Last May I took a trip down to the Salinas Missions, a national monument in New Mexico that holds 4 of the 6 Spanish Colonial churches in the US, built in the early to mid 1700s. While only a short distance (by car) from one another, each mission has a very unique feel. Abo, the first mission I visited, was very small, and in ruins feels very intimate. Because the interior walls have deteriorated so much, walking through the living space has the same strange feeling as walking through a house as it’s being built- a little bit “emperor has no clothes,” surely it would feel bigger if you couldn’t see straight through to the other side.
I found a quiet at the mission, imagining what it was like to study, work, and live here. The land around the mission is broad open New Mexico landscape, the wind whistling in my ears as I wound my way around and through the building.

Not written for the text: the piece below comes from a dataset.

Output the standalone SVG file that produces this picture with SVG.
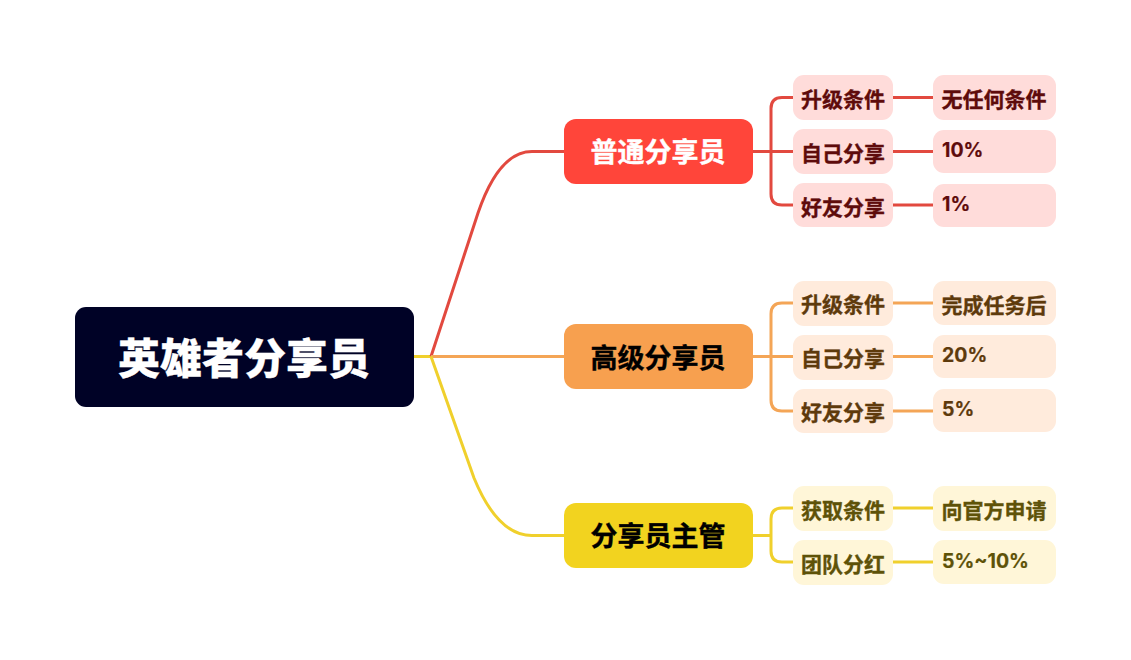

I next drove down to Gran Quivera, the most remote and southerly of the missions. It was far warmer here, and with the storm clouds beginning to roll onto the horizon, getting humid enough to be uncomfortable (for a desert native, anyway). Gran Quivera was a larger mission, with a robust pueblo foundation and the ruins of 2 churches- the first small and completed, the second ambitious and abandoned. At Gran Quivera the tension between pueblo and church life felt more tangible, and I walked back and forth through the different ruins- the small, intimate pueblo rooms, tucked in tidily together, the large, tall church rooms, with hallways between them. A terrible drought ultimately drove the Gran Quivera community away before the church could be finished, and it was hard to imagine that building such a large, foreign structure – so different from the kiva and nestled homes that had sustained them there for so long previously- had nothing to do with the community’s ultimate demise.
From here I drove up to the Quarai mission. This mission felt far more like a “city,” with a large cathedral and significant network of living and working quarters attached- it served as the local mission “headquarters,” and that feeling of authority still lingers. Quarai, as a structure, is in relatively good shape, with enough wall left on the inside to feel like a building. It was the most maze-like of the missions, without the ability to see through or over most of the walls.
Around the back of the Quarai mission was also a beautiful walking path, where I found some of my favorite infrared photos to date.
If you’re interested in the Salinas mission and can visit, I highly recommend it. The park staff were wonderful, there are basic amenities at each location, and the history there is palpable. I found the architecture study “In the Midst of a Loneliness” fascinating as well.